I have been fed for several nights now with the gifts of the season of bounty. Pesto drizzled over saffron fettucine and grilled chicken breast. The home-made pesto was richer for the walnuts instead of pine nuts; there was a more earthiness and crunch. Watermelon salads, heirloom tomatoes, baskets of fresh corn, and free-range eggs have found their way home with me through the kindness of friends and coworkers.  I have learned you can not hard-boil these eggs, but mastering the soft-boiled egg consistently is the pinnacle of cooking in my world, not to mention a damned good start to the day.

I am in the planning stages of my next drop-in cooking demo for the Monadnock Oil & Vinegar Company.

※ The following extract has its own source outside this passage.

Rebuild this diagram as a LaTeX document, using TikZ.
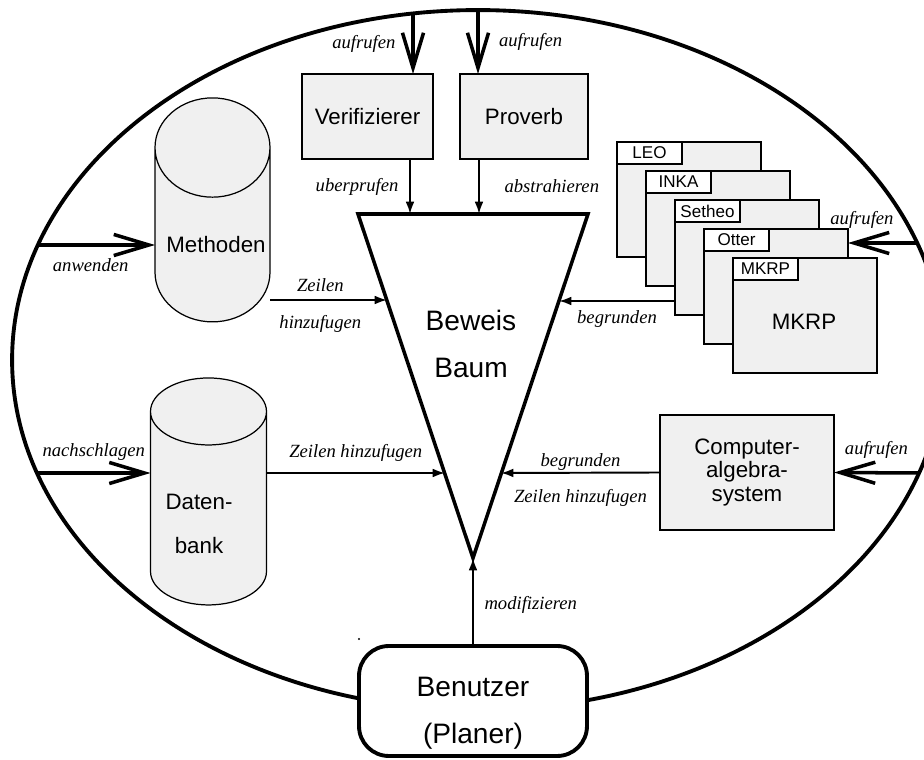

My idea is a bastardized version of the popular cooking show “Chopped!” Think Donald Trump in the kitchen, it’s safer than Donald in the White House. My version involves six (or eight) contestants who pick up a “Mystery Bag” on Oct. 10th. Each bag is different, but all contain an oil, a balsamic vinegar, a herb or salt and an item from the back room. The fourth ingredient could  be anything such as: pasta, cheese, infused maple syrup or a hot sauce.

The contestants have one week to prepare a recipe using all of the ingredients (and whatever else they choose) to create an appetizer, snack, bread, dessert, entre…you get the idea? On the following Saturday, October 17th during Peak Into Peterborough,( our Fall Foliage Festival.) They bring their dish to the store where the public is invited to drop by for samples and vote on the winner. This avoids anyone hating me for the results. First prize is a $100 gift certificate to the store, $50 for second place and everyone gets a bottle of their choice for participating. I get lots of recipes!

Between the bounty of food and the creative brainstorming about preparing food, The Food Network has become my nightly obsession. So many cooking shows and so little time! It is sort of the last bastion of game shows and reality TV all mixed together with, FOOD!.

But doesn’t food bring us all together? We had a great day in the store as there were four weddings happening in the area. All those out-of-towners needed something to do before or after the party. Not mere customers who were passing through; most stuck out a hand and introduced themselves, commenting on what fun they had exploring the store. How can you not feel good about food?

Thank you to people who are nourishing me in more ways than digestion.

21 thoughts on “‘Tis the season of nourishment, the season of plenty…

  1. It always feels good to share the garden’s bounty. It’s a great opportunity to try new things (I never had acorn squash until someone gave me one) plus, every garden grows best with a little love. An MOV version of “Chopped” – very cool!

  2. What a good idea. It’ll be interesting to see how it turns out. It’s funny how food has changed here in the UK since I was a child. Mother cooked plain, simple meals, meat and two veg, stodgy puddings kind of things. We didn’t have pasta or curries and Chinese food was unheard of. These days most of my recipes owe more to the Mediterranean or beyond than the UK. We are probably healthier for it.

    • Indeed Marie. I think food today is healthier though you can’t tell by the number of obese people in America today, particularly children. Comparing the recipes in the Woman’s Day magazine I found fro 1959 to today’s hot food trends would lead me to think we are eating better.